SA43C-07
The Michelson Interferometer for Global High-resolution Thermospheric Imaging (MIGHTI): Final Instrument Design and Update on Integration and Test of the Thermsopheric Wind and Temperature Instrument on the Ionospheric Connection Explorer (ICON)

Thursday, 17 December 2015: 15:22
2016 (Moscone West)
Christoph R Englert1, John Harlander2, Charles M Brown1, Kenneth David Marr3, Jonathan J Makela4, Brian Joseph Harding5, Michael H Stevens6, Jed J Hancock7 and Thomas J Immel8, (1)Naval Research Lab DC, Space Science Division, Washington, DC, United States, (2)Saint Cloud State University, St Cloud, MN, United States, (3)Praxis Inc., Alexandria, VA, United States, (4)University of Illinois, Urbana, IL, United States, (5)University of Illinois at Urbana Champaign, Urbana, IL, United States, (6)US Naval Research Laboratory, Washington, DC, United States, (7)Space Dynamics Laboratory, North Logan, UT, United States, (8)University of California Berkeley, Berkeley, CA, United States
Abstract:
The Michelson Interferometer for Global High-resolution Thermospheric Imaging (MIGHTI) is one of four instruments on the NASA Ionospheric Connection Explorer (ICON). MIGHTI will measure the global distribution of horizontal, neutral winds and temperatures over an altitude range that is not readily accessible to in-situ probes (90-300km).

Thermospheric winds will be obtained from Doppler shift measurements of the atomic oxygen green (λ=557.7nm) and red (λ=630.0nm) emission lines. Lower thermospheric temperatures will be determined from the spectral shape of the molecular oxygen atmospheric emission band around λ=762nm.

Two identical MIGHTI interferometers, oriented on the spacecraft to view a common atmospheric volume, obtain orthogonal line of sight wind information. Both instruments use the Doppler Asymmetric Spatial Heterodyne (DASH) approach with low order Echelle gratings optimized for the red, green, and near infrared wavelengths detected by MIGHTI.
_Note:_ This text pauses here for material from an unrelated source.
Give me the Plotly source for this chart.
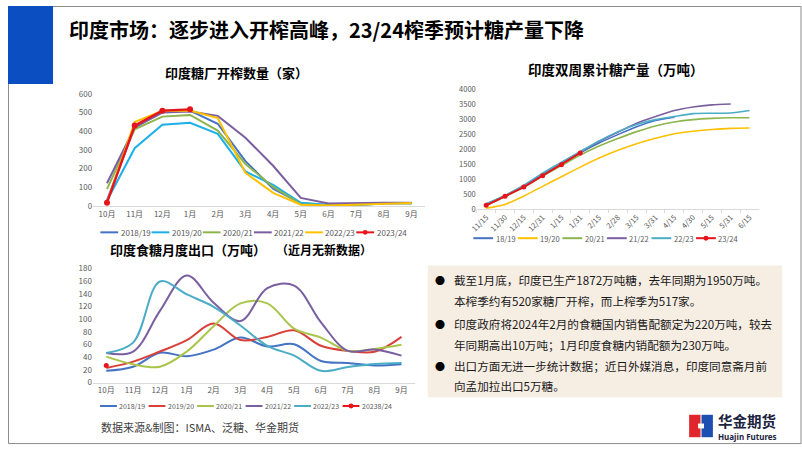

In March 2015 the MIGHTI design was formally finalized at the Critical Design Review and the integration and test of an engineering unit was completed. We will present the measured performance of critical flight components, such as the interferometers, filters, and detectors. Using these parameters, we will present the corresponding performance estimates, including on-orbit data simulations and retrievals.